Barrow: Filmes horríveis, é. Mas a coisa é que jamais quisemos trabalhar com marcas pouco éticas. Todos conseguimos ganhar bem a vida com a música. Não precisamos usar uma empresa de moda, ou de petróleo ou gasolina, ou quem quer que esteja basicamente esmagando os pobres e o planeta, e ceder nossa música a eles. Assim, tínhamos um sentimento forte quanto a isso. Rejeitamos literalmente dezenas de milhões de libras, pelo que sei. Alguém precisa dizer "não", em algum momento, e muita gente não o faz.

Mas quanto a filmes, nossas regras eram mais abertas. Desde que eles não tentassem fazer Beth cantar uma canção sexy, o que sempre acontecia com "Glory Box". Sempre aparecia um produtor dizendo que queria usar "Glory Box" em tal cena. Perguntávamos se a cena era de sexo, e eles diziam que era sexy. Aí dizíamos "não, obrigado".

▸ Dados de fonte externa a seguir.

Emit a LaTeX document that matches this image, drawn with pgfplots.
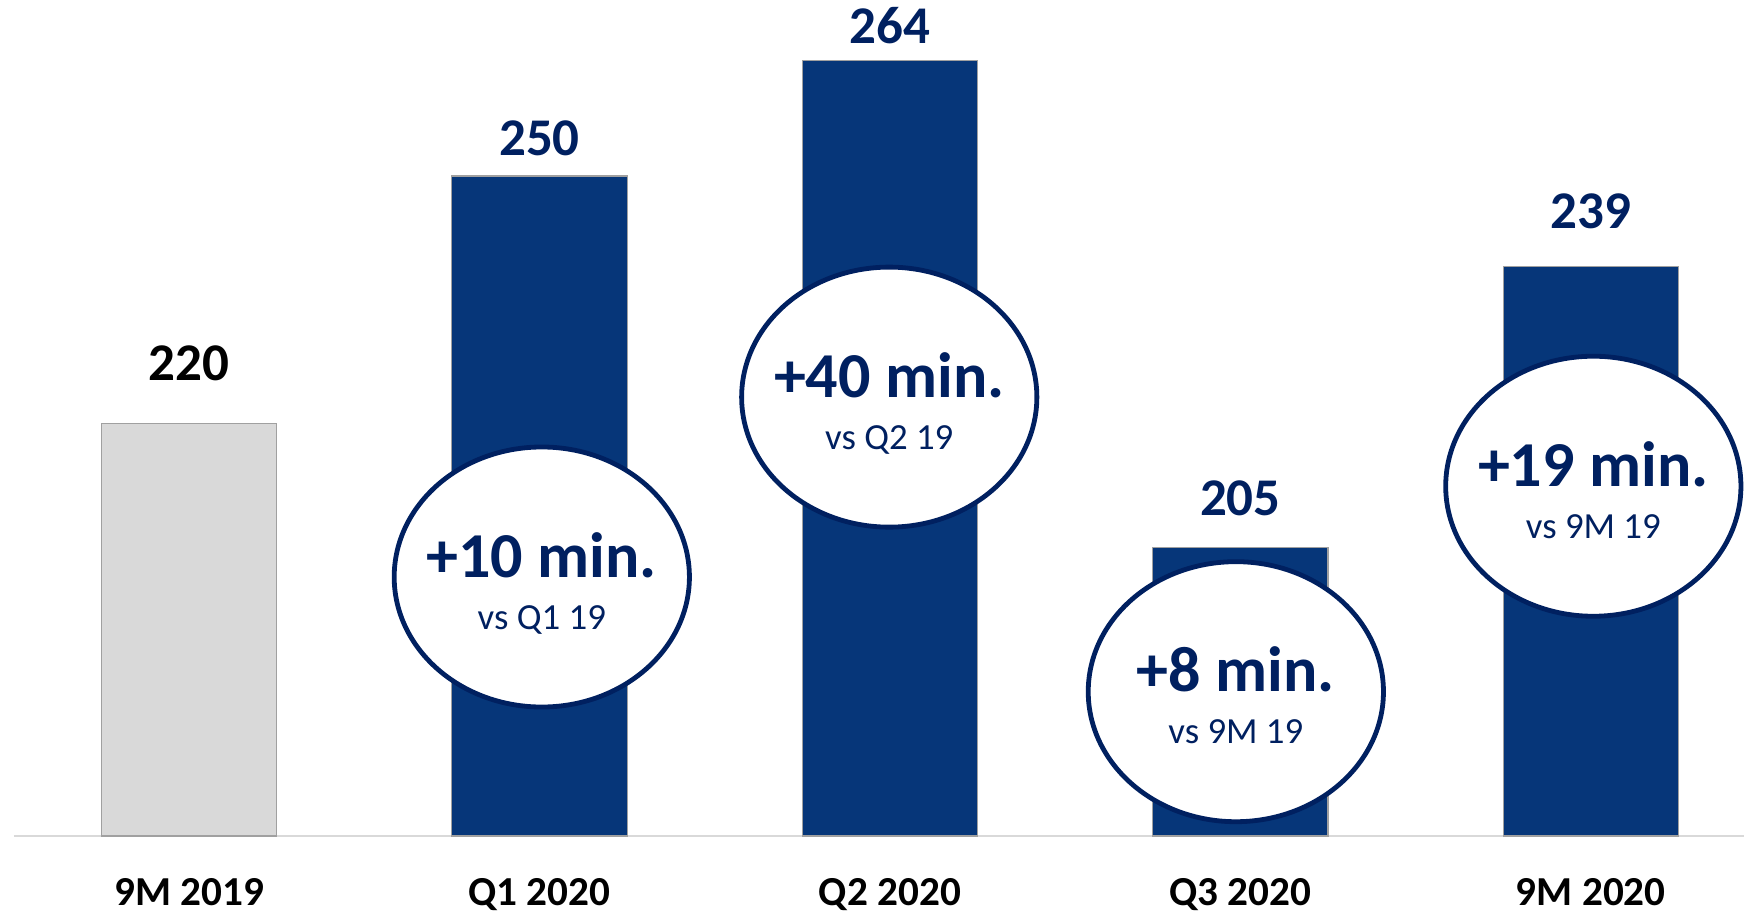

Utley: Acho que recusamos provavelmente 95% das coisas que as pessoas pediam que fizéssemos. Algumas passaram sem que percebêssemos, na verdade. Vi um filme de Nicolas Cage chamado "O Senhor das "Armas". Eu estava assistindo ao filme no cinema e havia basicamente uma cena de sexo acompanhada pelo meu solo de guitarra em "Glory Box". Minha namorada perguntou se eu tinha liberado aquilo, e eu respondi que achava que não. Fui correndo ligar para nossa empresária, e ela respondeu que sim, eu tinha aprovado. Isso passou por nós sem nem percebemos que diabo fizemos.
 
As pessoas parecem gostar de fazer sexo ouvindo esse disco.
Barrow: Não sei, porque eu nunca fiz.